Под давлением учительства, под давлением самой жизни большевики провели в школе реформы.
Что же представляла собой дореформенная школа? Как проводились занятия? Как относились к ним сами учителя и учащиеся?
Мне кажется, что личные впечатления, личные воспоминания могут дать достаточно ценного для обрисовки положения в школе в те годы (1926-31). Правда, этот источник имеет один недостаток: он дает субъективные данные. Но постараюсь быть как можно объективнее.
Я закончил в 1930 году в г[ороде] Орле школу-девятилетку. Поступил не в первый класс, а сразу в четвертый. Три года готовился дома. Это принято было в семьях интеллигенции в те годы: в течение трех-четырех лет детей готовили дома для того, чтобы дать им минимум необходимых знаний, главным образом по русскому языку, по географии, по истории, чтобы заложить фундамент. И даже позже, когда ребенок уже учился в школе, он продолжал заниматься с частными учителями – русским языком, историей, географией.

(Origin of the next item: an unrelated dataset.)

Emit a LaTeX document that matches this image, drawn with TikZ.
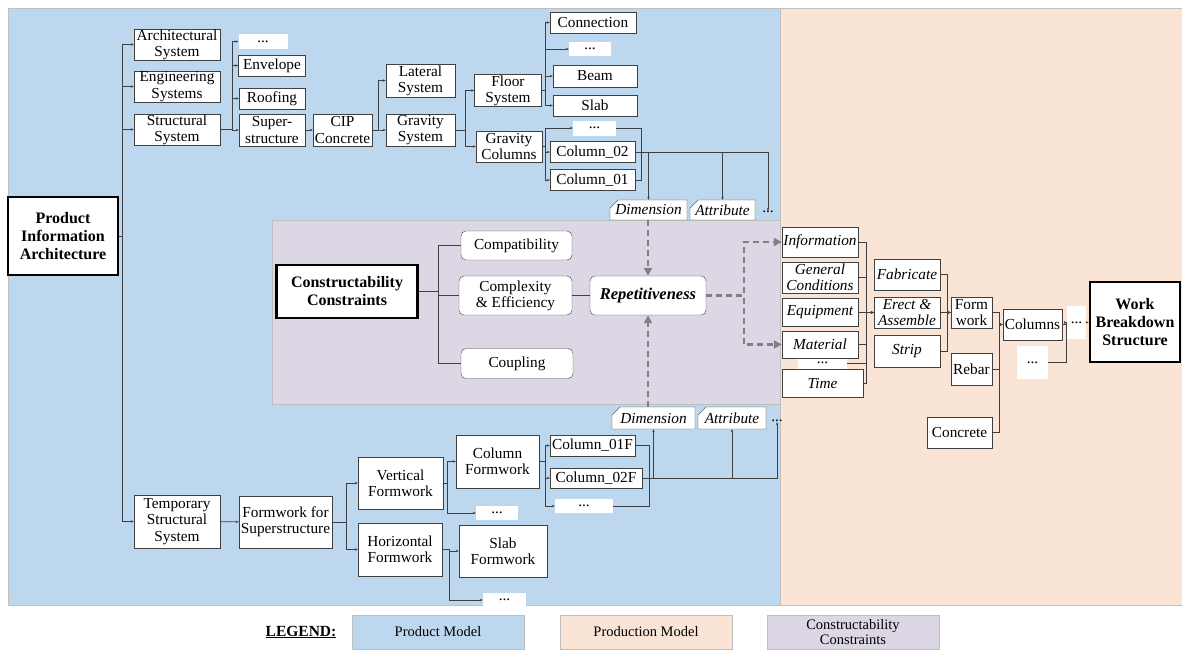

В преподавании тех лет (1926-30 гг.) отсутствовали вообще такие предметы, как грамматика русского языка, история. В те годы преподаватели русского языка очень редко давали диктанты, иногда только сочинения. Те учащиеся, которые получили предварительное домашнее образование, писали относительно грамотно; те же, кто не имел возможности получить такое образование в семье или у частного учителя, писали просто безграмотно. Конечно, в этом не были виноваты учителя школы. Они только выполняли директивы органов народного образования.
Я вспоминаю беседу с преподавателем русского языка школы, в которой я учился. Это было уже после того, как я сам окончил педагогический институт. Мой старый преподаватель (я могу теперь об этом говорить, потому что его нет в живых) просто с болью рассказывал о том, как велось преподавание русского языка в годы моего учения в школе. Он рассказывал, что это было тяжелое испытание для учителя. С одной стороны, учитель обязан был строго придерживаться директив Наркомпроса о бригадном, лабораторном, комплексном методе обучения[233]; с другой стороны, учитель стремился хоть в какой-то мере дать учащимся минимум знаний, что очень трудно было сделать при этих бригадных, лабораторных, комплексных методах. История в школе того времени вообще не преподавалась. Она была заменена обществоведением, которое преподавалось обычно учителем – членом партии. Так, в школе, где я учился, обществоведение преподавал коммунист, окончивший совпартшколу[234] и один курс Комакадемии[235]. Преподаватель обществоведения, кажется, один из всех учителей школы, строго придерживался бригадного метода. Вот как он вел преподавание. Он давал классу тему, которая прорабатывалась в звеньях, состоящих из 6-8 человек. Проработке, то есть чтению материала по учебнику, предшествовало короткое объяснение преподавателя. В лучшем случае материал прочитывался и как-то обсуждался. Обычно же «проработка» состояла в том, что члены звена по очереди рассказывали анекдоты – и антисоветские в том числе. После такой «проработки» кто-нибудь один, кто имел склонность к этому «скучному и непонятному», по мнению учащихся, предмету, подучивал материал и отвечал. за все звено. Таков был бригадный, лабораторный метод в его чистом, директивном виде.
Учебников в школе почти не было, за исключением учебников обществоведения и математики. Математика преподавалась по старым, дореволюционным учебникам и по новым, которых в школах было очень мало. Учебников русского языка, естествознания, физики не было. Преподаватель давал объяснение, а затем диктовал правила. По коротким отрывочным запискам учащиеся изучали такие предметы, как литература. Естественно, что знания были самые минимальные.